Improving Continuous Improvement – The Four Musts of a Better Model
Recently, we've been exploring the current state of Continuous Improvement (CI) and why it typically doesn't deliver on its promises, with the intent of utilizing the lessons learned to generate the foundation of an improved CI model. In this post we synthesize the key takeaways from our research into the ‘four musts’ that form the basis of a more lasting and effective approach; a CI model that ingrains excellence deeply into every corner of the organization, generating ever increasing customer value, positive financial impact, and worker fulfillment.
The four musts of an improved CI model:
MUST 1: Build upon the proven most effective existing tools, methods, and concepts (Lean, Lean Six Sigma, 4DX, Kata, TWI, etc.)
The value of appropriately applying the tools, concepts, and philosophies from Lean and Lean Six Sigma is well proven.

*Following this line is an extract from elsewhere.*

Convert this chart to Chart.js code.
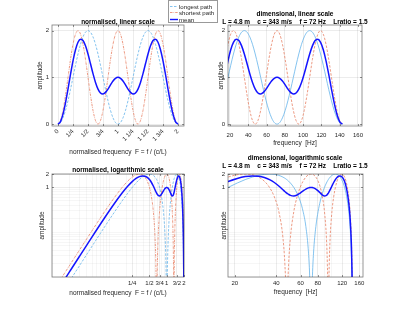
<!DOCTYPE html>
<html><head><meta charset="utf-8">
<script src="https://cdn.jsdelivr.net/npm/chart.js@4"></script>
<style>
html,body{margin:0;padding:0;background:#fff;width:400px;height:312px;overflow:hidden;font-family:"Liberation Sans",Arial,sans-serif;}
canvas{position:absolute;left:0;top:0;}
.t{position:absolute;font-weight:bold;font-size:6.5px;color:#000;white-space:pre;transform:translate(-50%,-50%);line-height:1;}
#legend{position:absolute;left:168px;top:0px;width:48px;height:21px;border:1px solid #999;background:#fff;font-size:6.1px;color:#262626;}
#legend .row{position:absolute;left:1px;height:7px;line-height:7px;white-space:nowrap;}
#legend svg{position:absolute;left:0;top:1px;}
#legend span{position:absolute;left:9px;top:0;}
</style></head>
<body>
<canvas id="c1" width="400" height="312"></canvas>
<canvas id="c2" width="400" height="312"></canvas>
<canvas id="c3" width="400" height="312"></canvas>
<canvas id="c4" width="400" height="312"></canvas>
<div class="t" style="left:118px;top:22px">normalised, linear scale</div>
<div class="t" style="left:295px;top:14px">dimensional, linear scale</div>
<div class="t" style="left:295px;top:21.5px">L = 4.8 m    c = 343 m/s    f = 72 Hz    Lratio = 1.5</div>
<div class="t" style="left:118px;top:169.5px">normalised, logarithmic scale</div>
<div class="t" style="left:295px;top:158px">dimensional, logarithmic scale</div>
<div class="t" style="left:295px;top:166px">L = 4.8 m    c = 343 m/s    f = 72 Hz    Lratio = 1.5</div>
<div id="legend">
 <div class="row" style="top:1.5px"><svg width="8" height="5"><line x1="0" y1="2.5" x2="8" y2="2.5" stroke="rgb(100,180,235)" stroke-width="0.8" stroke-dasharray="2.5,1.5"/></svg><span>longest path</span></div>
 <div class="row" style="top:8px"><svg width="8" height="5"><line x1="0" y1="2.5" x2="8" y2="2.5" stroke="rgb(232,130,100)" stroke-width="0.8" stroke-dasharray="2.5,1,0.7,1"/></svg><span>shortest path</span></div>
 <div class="row" style="top:14.5px"><svg width="8" height="5"><line x1="0" y1="2.5" x2="8" y2="2.5" stroke="rgb(20,20,255)" stroke-width="1.4"/></svg><span>mean</span></div>
</div>
<script>
// ---------- data ----------
// normalised frequency F (linear plots)
const freqNorm = [0,0.0417,0.0833,0.125,0.1667,0.2083,0.25,0.2917,0.3333,0.375,0.4167,0.4583,0.5,0.5417,0.5833,0.625,0.6667,0.7083,0.75,0.7917,0.8333,0.875,0.9167,0.9583,1,1.0417,1.0833,1.125,1.1667,1.2083,1.25,1.2917,1.3333,1.375,1.4167,1.4583,1.5,1.5417,1.5833,1.625,1.6667,1.7083,1.75,1.7917,1.8333,1.875,1.9167,1.9583,2];
const longestLin = [0,0.034,0.134,0.293,0.5,0.741,1,1.259,1.5,1.707,1.866,1.966,2,1.966,1.866,1.707,1.5,1.259,1,0.741,0.5,0.293,0.134,0.034,0,0.034,0.134,0.293,0.5,0.741,1,1.259,1.5,1.707,1.866,1.966,2,1.966,1.866,1.707,1.5,1.259,1,0.741,0.5,0.293,0.134,0.034,0];
const shortestLin = [0,0.076,0.293,0.617,1,1.383,1.707,1.924,2,1.924,1.707,1.383,1,0.617,0.293,0.076,0,0.076,0.293,0.617,1,1.383,1.707,1.924,2,1.924,1.707,1.383,1,0.617,0.293,0.076,0,0.076,0.293,0.617,1,1.383,1.707,1.924,2,1.924,1.707,1.383,1,0.617,0.293,0.076,0];
const meanLin = [0,0.055,0.213,0.455,0.75,1.062,1.354,1.591,1.75,1.815,1.787,1.674,1.5,1.291,1.079,0.892,0.75,0.667,0.646,0.679,0.75,0.838,0.921,0.979,1,0.979,0.921,0.838,0.75,0.679,0.646,0.667,0.75,0.892,1.079,1.291,1.5,1.674,1.787,1.815,1.75,1.591,1.354,1.062,0.75,0.455,0.213,0.055,0];
// log plots (denser near the notches)
const freqLog = [0.01,0.015,0.02,0.03,0.0417,0.0833,0.125,0.1667,0.2083,0.25,0.2917,0.3333,0.375,0.4167,0.4583,0.5,0.5417,0.5833,0.625,0.6458,0.6563,0.6667,0.6771,0.6875,0.7083,0.75,0.7917,0.8333,0.875,0.9167,0.9583,0.9792,0.9896,1,1.0104,1.0208,1.0417,1.0833,1.125,1.1667,1.2083,1.25,1.2917,1.3125,1.3229,1.3333,1.3438,1.3542,1.375,1.4167,1.4583,1.5,1.5417,1.5833,1.625,1.6667,1.7083,1.75,1.7917,1.8333,1.875,1.9167,1.9583,1.9792,1.9896,2];
const longestLog = [0.00197,0.00444,0.0079,0.01772,0.0341,0.134,0.2929,0.5,0.7412,1,1.2588,1.5,1.7071,1.866,1.9659,2,1.9659,1.866,1.7071,1.6088,1.5556,1.5,1.4423,1.3827,1.2588,1,0.7412,0.5,0.2929,0.134,0.0341,0.00856,0.00214,0.0001,0.00214,0.00856,0.0341,0.134,0.2929,0.5,0.7412,1,1.2588,1.3827,1.4423,1.5,1.5556,1.6088,1.7071,1.866,1.9659,2,1.9659,1.866,1.7071,1.5,1.2588,1,0.7412,0.5,0.2929,0.134,0.0341,0.00856,0.00214,0.0001];
const shortestLog = [0.00444,0.00999,0.01772,0.0397,0.0761,0.293,0.6173,1,1.3827,1.7071,1.9239,2,1.9239,1.7071,1.3827,1,0.6173,0.2929,0.0761,0.0192,0.00482,0.0001,0.00482,0.0192,0.0761,0.2929,0.6173,1,1.3827,1.7071,1.9239,1.9808,1.9952,2,1.9952,1.9808,1.9239,1.7071,1.3827,1,0.6173,0.2929,0.0761,0.0192,0.00482,0.0001,0.00482,0.0192,0.0761,0.2929,0.6173,1,1.3827,1.7071,1.9239,2,1.9239,1.7071,1.3827,1,0.6173,0.2929,0.0761,0.0192,0.00482,0.0001];
const meanLog = [0.00321,0.00722,0.01281,0.02871,0.0551,0.213,0.4551,0.75,1.0619,1.3536,1.5913,1.75,1.8155,1.7866,1.6743,1.5,1.2916,1.0795,0.8916,0.814,0.7802,0.75,0.7236,0.701,0.6675,0.6464,0.6793,0.75,0.8378,0.9206,0.979,0.9947,0.9987,1,0.9987,0.9947,0.979,0.9206,0.8378,0.75,0.6793,0.6464,0.6675,0.701,0.7236,0.75,0.7802,0.814,0.8916,1.0795,1.2916,1.5,1.6743,1.7866,1.8155,1.75,1.5913,1.3536,1.0619,0.75,0.4551,0.2135,0.0551,0.0139,0.00348,0.0001];
// physical parameters (from the title)
const lengthM = 4.8, soundSpeed = 343;
// ticks
const normTicks = [0,0.25,0.5,0.75,1,1.25,1.5,1.75,2];
const normTickLabels = ['0','1/4','1/2','3/4','1','1 1/4','1 1/2','1 3/4','2'];
const hzTicksLin = [20,40,60,80,100,120,140,160];
const normLogTicks = [0.25,0.5,0.75,1,1.5,2];
const normLogTickLabels = ['1/4','1/2','3/4','1','3/2','2'];
const normLogMinor = [0.01,0.02,0.03,0.04,0.05,0.06,0.07,0.08,0.09,0.1,0.2,0.3,0.4,0.5,0.6,0.7,0.8,0.9,1,2];
const hzLogTicks = [20,40,60,80,120,160];
const hzLogMinor = [20,30,40,50,60,70,80,90,100];
const ampTicksLin = [0,1,2];
const ampLogTicks = [1,2];
const ampLogMinor = [0.01,0.02,0.03,0.04,0.05,0.06,0.07,0.08,0.09,0.1,0.2,0.3,0.4,0.5,0.6,0.7,0.8,0.9,1,2];

// ---------- styling ----------
Chart.defaults.font.family = "'Liberation Sans', Arial, sans-serif";
Chart.defaults.color = '#262626';
const C_LONG = 'rgb(100,180,235)', C_SHORT = 'rgb(232,130,100)', C_MEAN = 'rgb(20,20,255)';
const GRID_MAJ = 'rgba(0,0,0,0.11)', GRID_MIN = 'rgba(0,0,0,0.05)';
const DASH = [2.5,1.5], DASHDOT = [2.5,1,0.7,1];
const f0 = soundSpeed / lengthM;

const frame = {
  id: 'frame',
  afterDraw(chart) {
    const {ctx, chartArea: a} = chart;
    ctx.save();
    ctx.strokeStyle = 'rgba(38,38,38,0.6)';
    ctx.lineWidth = 0.8;
    ctx.strokeRect(a.left, a.top, a.right - a.left, a.bottom - a.top);
    ctx.beginPath();
    const sx = chart.scales.x, sy = chart.scales.y;
    for (const t of sx.ticks) {
      if (!t.label) continue;
      const p = Math.round(sx.getPixelForValue(t.value)) + 0.5;
      ctx.moveTo(p, a.bottom); ctx.lineTo(p, a.bottom - 2);
      ctx.moveTo(p, a.top); ctx.lineTo(p, a.top + 2);
    }
    for (const t of sy.ticks) {
      if (!t.label) continue;
      const p = Math.round(sy.getPixelForValue(t.value)) + 0.5;
      ctx.moveTo(a.left, p); ctx.lineTo(a.left + 2, p);
      ctx.moveTo(a.right, p); ctx.lineTo(a.right - 2, p);
    }
    ctx.stroke();
    ctx.restore();
  }
};

function toPts(xs, ys, k) { return xs.map((x, i) => ({x: x * k, y: ys[i]})); }

function ds(label, data, color, width, dash) {
  return {label, data, borderColor: color, borderWidth: width, borderDash: dash, pointRadius: 0,
          fill: false, tension: 0.4, cubicInterpolationMode: 'monotone'};
}

function axis(o) {
  const majors = o.ticks, labels = o.labels, minors = o.minor || [];
  const all = Array.from(new Set([...minors, ...majors])).sort((a, b) => a - b);
  return {
    type: o.type, min: o.min, max: o.max, bounds: 'data',
    afterBuildTicks: s => { s.ticks = all.map(v => ({value: v})); },
    ticks: {
      autoSkip: false, font: {size: 6}, padding: o.pad, color: '#262626',
      minRotation: o.rot || 0, maxRotation: o.rot || 0,
      callback: v => { const i = majors.findIndex(m => Math.abs(m - v) < 1e-9); return i < 0 ? '' : labels[i]; }
    },
    grid: {drawTicks: false, lineWidth: 0.7,
      color: c => (c.tick && majors.some(m => Math.abs(m - c.tick.value) < 1e-9)) ? GRID_MAJ : GRID_MIN},
    border: {display: false},
    title: {display: true, text: o.title, font: {size: 6.5}, padding: 0, color: '#262626'},
    afterFit: s => {
      if (o.w !== undefined) s.width = o.w;
      if (o.h !== undefined) s.height = o.h;
      s.paddingLeft = 0; s.paddingRight = 0; s.paddingTop = 0; s.paddingBottom = 0;
    }
  };
}

function make(id, area, W, H, xAx, yAx, datasets) {
  new Chart(document.getElementById(id), {
    type: 'line',
    data: {datasets},
    options: {
      responsive: false, animation: false, devicePixelRatio: 1,
      layout: {padding: {left: area.l - W, top: area.t, right: 400 - area.r, bottom: 312 - area.b - H}},
      plugins: {legend: {display: false}, tooltip: {enabled: false}, title: {display: false}},
      scales: {x: xAx, y: yAx}
    },
    plugins: [frame]
  });
}

const FX = 'normalised frequency  F = f / (c/L)';
const HX = 'frequency  [Hz]';

// top-left: normalised, linear
make('c1', {l: 52, t: 25, r: 184, b: 126}, 16, 30,
  axis({type: 'linear', min: -0.1, max: 2.1, ticks: normTicks, labels: normTickLabels, rot: 45, pad: 2, title: FX, h: 30}),
  axis({type: 'linear', min: -0.04, max: 2.12, ticks: ampTicksLin, labels: ampTicksLin.map(String), pad: 3, title: 'amplitude', w: 16}),
  [ds('mean', toPts(freqNorm, meanLin, 1), C_MEAN, 1.5, []),
   ds('longest path', toPts(freqNorm, longestLin, 1), C_LONG, 0.8, DASH),
   ds('shortest path', toPts(freqNorm, shortestLin, 1), C_SHORT, 0.8, DASHDOT)]);

// top-right: dimensional, linear
make('c2', {l: 228, t: 25, r: 362, b: 126}, 11, 21,
  axis({type: 'linear', min: 17.86, max: 164.4, ticks: hzTicksLin, labels: hzTicksLin.map(String), pad: 6, title: HX, h: 21}),
  axis({type: 'linear', min: -0.04, max: 2.12, ticks: ampTicksLin, labels: ampTicksLin.map(String), pad: 3, title: 'amplitude', w: 11}),
  [ds('mean', toPts(freqNorm, meanLin, f0), C_MEAN, 1.5, []),
   ds('longest path', toPts(freqNorm, longestLin, f0), C_LONG, 0.8, []),
   ds('shortest path', toPts(freqNorm, shortestLin, f0), C_SHORT, 0.8, DASH)]);

// bottom-left: normalised, log
make('c3', {l: 52, t: 174, r: 184, b: 277}, 14, 20,
  axis({type: 'logarithmic', min: 0.01, max: 2, ticks: normLogTicks, labels: normLogTickLabels, minor: normLogMinor, pad: 3, title: FX, h: 20}),
  axis({type: 'logarithmic', min: 0.01, max: 2, ticks: ampLogTicks, labels: ampLogTicks.map(String), minor: ampLogMinor, pad: 3, title: 'amplitude', w: 14}),
  [ds('mean', toPts(freqLog, meanLog, 1), C_MEAN, 1.5, []),
   ds('longest path', toPts(freqLog, longestLog, 1), C_LONG, 0.8, DASH),
   ds('shortest path', toPts(freqLog, shortestLog, 1), C_SHORT, 0.8, DASHDOT)]);

// bottom-right: dimensional, log
make('c4', {l: 228, t: 174, r: 363, b: 277}, 8, 19,
  axis({type: 'logarithmic', min: 17.86, max: 170, ticks: hzLogTicks, labels: hzLogTicks.map(String), minor: hzLogMinor, pad: 3, title: HX, h: 19}),
  axis({type: 'logarithmic', min: 0.01, max: 2, ticks: ampLogTicks, labels: ampLogTicks.map(String), minor: ampLogMinor, pad: 3, title: 'amplitude', w: 8}),
  [ds('mean', toPts(freqLog, meanLog, f0), C_MEAN, 1.5, []),
   ds('longest path', toPts(freqLog, longestLog, f0), C_LONG, 0.8, []),
   ds('shortest path', toPts(freqLog, shortestLog, f0), C_SHORT, 0.8, DASH)]);
</script>
</body></html>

Any improved model needs to retain the elements that continue to deliver value, while addressing key gaps that inhibit long-term CI success.
We are not advocating a revolution, but there is a clear need for an evolution. In CI speak, we are now in the ‘adjust’ stage of the latest plan-do-study-adjust (PDSA) cycle for CI as a whole.

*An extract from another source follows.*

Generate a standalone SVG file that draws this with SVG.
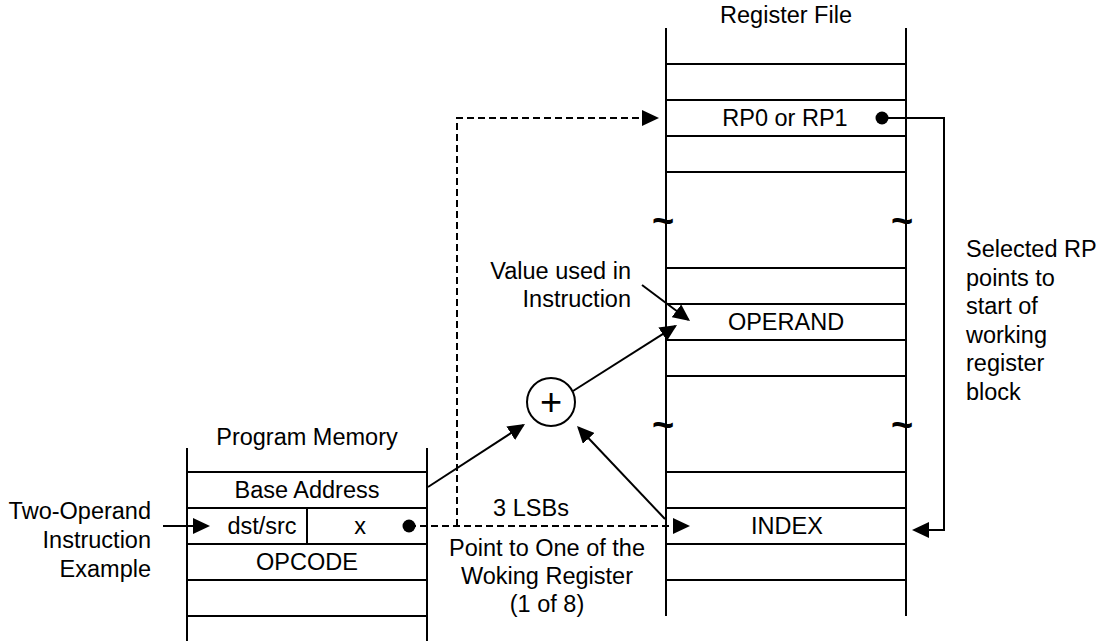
<svg xmlns="http://www.w3.org/2000/svg" width="1097" height="641" viewBox="0 0 1097 641">
<style>
text{font-family:"Liberation Sans",Arial,sans-serif;font-size:23.5px;fill:#000}
.c{text-anchor:middle}
.r{text-anchor:end}
.ln{stroke:#000;stroke-width:2;fill:none}
.dash{stroke:#000;stroke-width:2;fill:none;stroke-dasharray:7 4}
.arr{marker-end:url(#ah)}
.tl{font-size:38px;font-weight:bold;text-anchor:middle}
</style>
<defs>
<marker id="ah" viewBox="0 0 17 16" refX="15" refY="8" markerWidth="17" markerHeight="16" markerUnits="userSpaceOnUse" orient="auto">
<path d="M0,0 L17,8 L0,16 z" fill="#000"/>
</marker>
</defs>
<rect width="1097" height="641" fill="#fff"/>

<g id="register-file">
<text class="c" x="786" y="23">Register File</text>
<path class="ln" d="M666,28 V616 M906,28 V616"/>
<path class="ln" d="M666,64 H906 M666,100 H906 M666,136 H906 M666,172 H906 M666,268 H906 M666,304 H906 M666,340 H906 M666,376 H906 M666,472 H906 M666,508 H906 M666,544 H906 M666,580 H906"/>
<text class="tl" x="663" y="234">~</text>
<text class="tl" x="902" y="234">~</text>
<text class="tl" x="663" y="438">~</text>
<text class="tl" x="902" y="438">~</text>
</g>
<g id="rp-reg">
<text class="c" x="785" y="126">RP0 or RP1</text>
<circle cx="882" cy="118" r="6.5" fill="#000"/>
</g>
<g id="operand-reg">
<text class="c" x="786" y="330">OPERAND</text>
</g>
<g id="index-reg">
<text class="c" x="787" y="534">INDEX</text>
</g>

<g id="program-memory">
<text class="c" x="307" y="445">Program Memory</text>
<path class="ln" d="M187,448 V641 M427,448 V641"/>
<path class="ln" d="M187,472 H427 M187,508 H427 M187,544 H427 M187,580 H427 M187,616 H427 M307,508 V544"/>
<text class="c" x="307" y="498">Base Address</text>
<text class="c" x="262" y="534">dst/src</text>
<text class="c" x="360" y="534">x</text>
<circle cx="409" cy="526" r="6.5" fill="#000"/>
<text class="c" x="307" y="570">OPCODE</text>
</g>

<g id="adder">
<circle cx="551" cy="402" r="24" fill="#fff" stroke="#000" stroke-width="2"/>
<text class="c" x="551" y="415" style="font-size:38px">+</text>
</g>

<g id="labels">
<text class="r" x="151" y="519">Two-Operand</text>
<text class="r" x="151" y="548">Instruction</text>
<text class="r" x="151" y="577">Example</text>
<text class="r" x="631" y="279">Value used in</text>
<text class="r" x="631" y="307">Instruction</text>
<text class="c" x="531" y="516">3 LSBs</text>
<text class="c" x="547" y="556">Point to One of the</text>
<text class="c" x="547" y="584">Woking Register</text>
<text class="c" x="547" y="612">(1 of 8)</text>
<text x="966" y="257">Selected RP</text>
<text x="966" y="285.6">points to</text>
<text x="966" y="314.2">start of</text>
<text x="966" y="342.8">working</text>
<text x="966" y="371.4">register</text>
<text x="966" y="400">block</text>
</g>

<g id="connectors">
<path class="ln arr" d="M163,526 H208"/>
<path class="dash arr" d="M409,526 H688"/>
<path class="dash arr" d="M457,526 V118 H657"/>
<path class="ln arr" d="M882,118 H944 V530 H914"/>
<path class="ln arr" d="M428,487 L523.3,425.1"/>
<path class="ln arr" d="M665,519 L578.4,427.5"/>
<path class="ln arr" d="M573,391 L675.3,326.1"/>
<path class="ln arr" d="M642,285 L688.4,319.8"/>
</g>
</svg>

MUST 2: Deliver rapid and lasting results
While the end game of CI is to position organizations and their people for long-term success, we all know that in today’s short-term focused environment, positive results need to be delivered quickly. The faster and more effectively CI efforts address important process issues, deliver real dollars to the bottom-line, and begin to improve the welfare of the workers impacted, the more CI will be valued and the more likely it will attract additional attention and resources to build further momentum. Success begets success.
However short-term results also need to be long lasting. The shine will quickly wear off of CI if specific improvements fail to stick over time. CI needs to make results sustainment a natural byproduct of daily work, rather than an extra bolt-on set of activities.
MUST 3: Ensure focus and alignment
The entire organization needs to be able to focus efforts on executing the activities required to achieve the MOST CRITICAL short-term objectives, while still managing the typical chaos of the workday and delivering the expected daily numbers. The key here is making sure no one in the organization is accountable for more than one (or two at most) near-term critical objective. This is very different from the situation we typically see, in which leaders often times are on the hook for more than a dozen goals. From a Lean perspective, specifically Little’s Law, having lots of goals at any one time has the same effect as having too much inventory in a production process – There’s lots of activity, but nothing gets completed on time.
In addition to a razor sharp focus on only the most critical short-term issues, the organization needs to continually strive to make progress toward the direction of a common ‘true north’ supported by fundamental Operational Excellence Principles (this will be a subject of future blog posts).
MUST 4: Fundamentally ingrain CI into the organization’s culture
Our experience shows that if CI is positioned as a set of bolt-on activities to be performed in addition to the required daily work, it will eventually get swept aside. However when it is ingrained into the way work gets done every day – and becomes wired into individual habits and collective routines – it is much more sustainable and requires significantly less of the business non-value add support infrastructure utilized by most of today’s approaches.
Ingraining CI into the culture engages the combined horsepower of all workers in a daily cadence of problem solving – amplifying improvement momentum and yielding all of the benefits of increased worker engagement discussed in the last post.
Of course this is just an introduction to the foundational tenets of an improved model that we are labeling as ‘Ingrained Excellence’, with many specific details still to come. So stay tuned!
In the meantime, we welcome your thoughts. What resonates with your experiences? Are there additional gaps that still need to be closed?
Lesson Learned: To close the gaps of existing CI approaches, an improved model of Ingrained Excellence must:
1. Build upon the proven and most effective tools, methods, and concepts. 2. Deliver rapid and lasting results. 3. Ensure focus and alignment. 4. Fundamentally ingrain CI into the organization’s culture.